Beauport Beach in St Aubin, Jersey, Channel Islands

AN ARCHBISHOP’s Commission examining the relationship between the Channel Islands and the Church of England will issue its final report later this year, after completing a consultation on the islands.

The body, led by the former Bishop of London Lord Chartres, was established by the Archbishop of Canterbury last summer, after the Channel Islands effectively severed their centuries-old connection with the see of Winchester.

The breakdown in relationship between the Bishop of Winchester, the Rt Revd Tim Dakin, and the islands was sparked by a controversy over the handling of a safeguarding complaint, in 2008, by the then Dean of Jersey, the Very Revd Bob Key.

An investigation commissioned by Bishop Dakin concluded that no disciplinary action should be taken against any member of the islands’ clergy (News, 29 November 2013), but, nevertheless, Bishop Dakin agreed to hand over episcopal oversight to Archbishop Welby in 2014 (News, 24 January 2014).

He then delegated this to the then Bishop of Dover, the Rt Revd Trevor Willmott. Although Bishop Willmott retired from the diocese of Canterbury last month, he has agreed to continue as Bishop to the Channel Islands, and as an assistant bishop in the diocese of Winchester.

The Commission, led by Lord Chartres, recently visited both Jersey and Guernsey and met a “cross-section of civic and church representatives”, a Church House statement said. It is due to meet senior figures from the dioceses of Winchester and Canterbury.

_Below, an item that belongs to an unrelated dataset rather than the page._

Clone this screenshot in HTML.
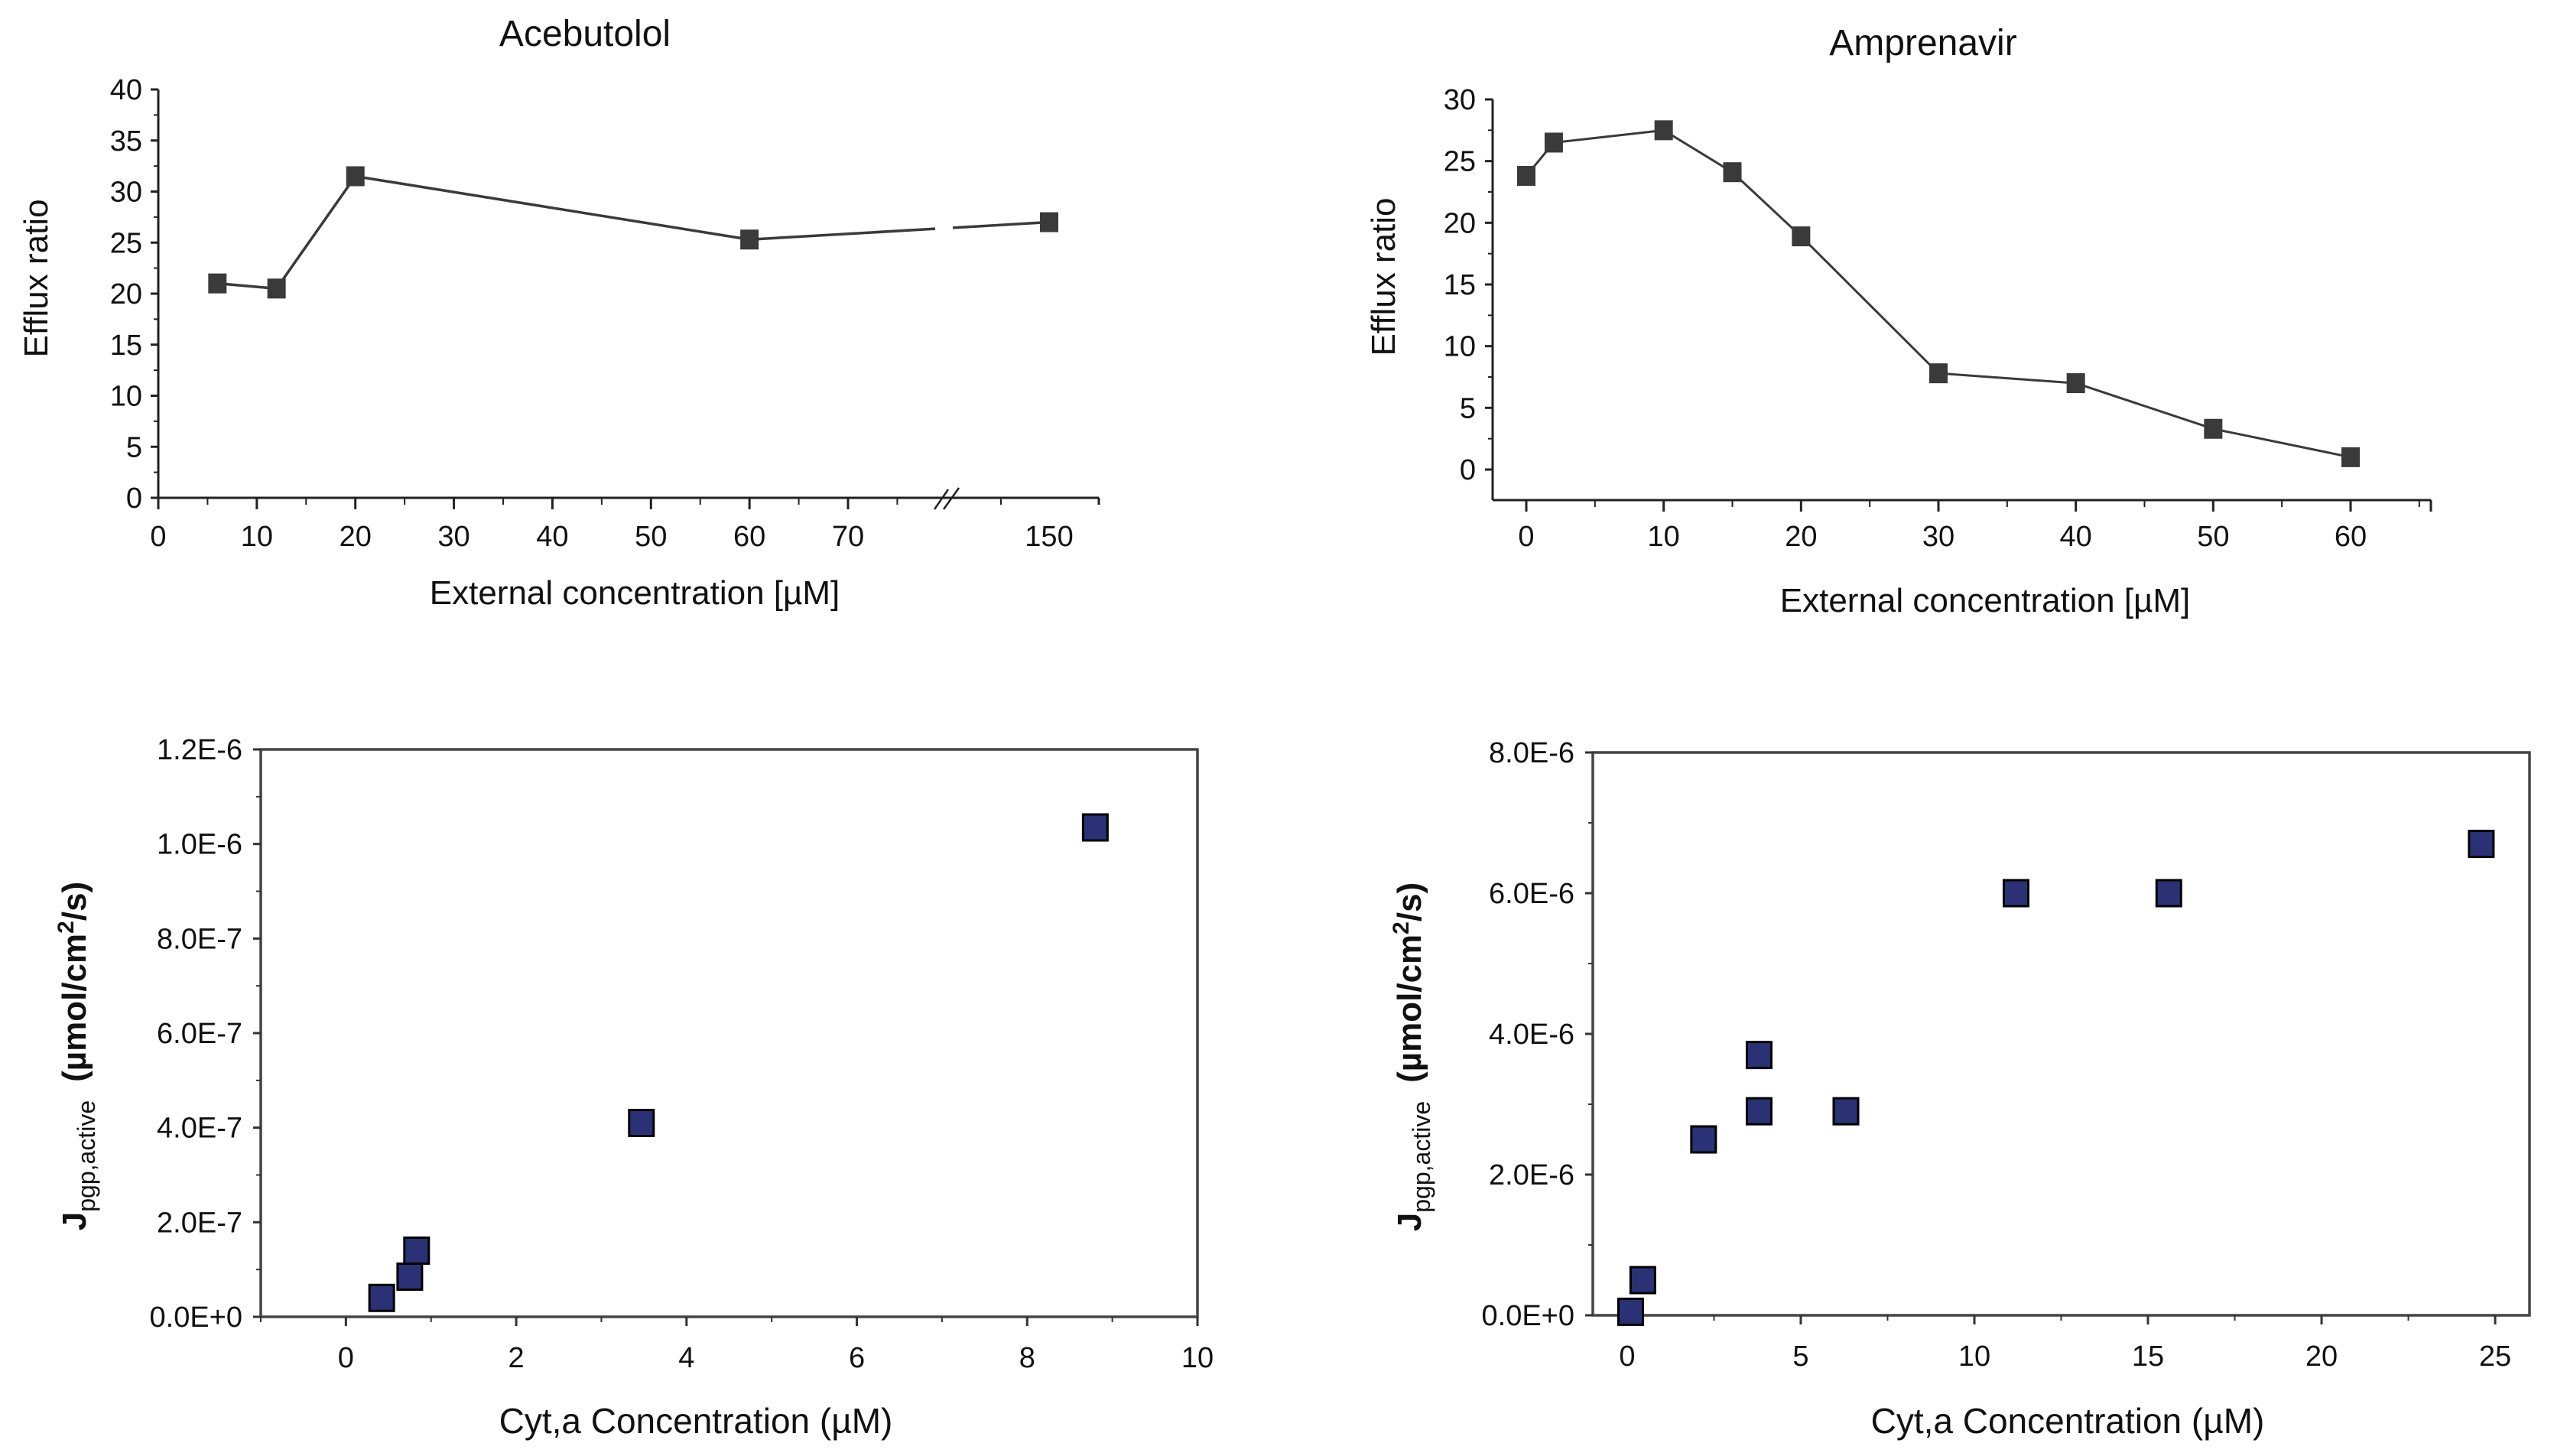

The term of reference of the body included consulting with ecclesiastical and civil authorities in the Channel Islands, and reviewing all constitutional, legal, and financial governance in the deaneries of Jersey and Guernsey.

It is also asked to consider what kind of relationship, either separately or together, the two islands should have with the rest of the Church of England, and which diocese they should come under.

Lord Chartres said: “Our main task is to look forward and make recommendations for the future that will best enable the flourishing of the church on the islands.”

His Commission will “reflect” on the views that it has heard before submitting a report to Archbishop Welby later this year.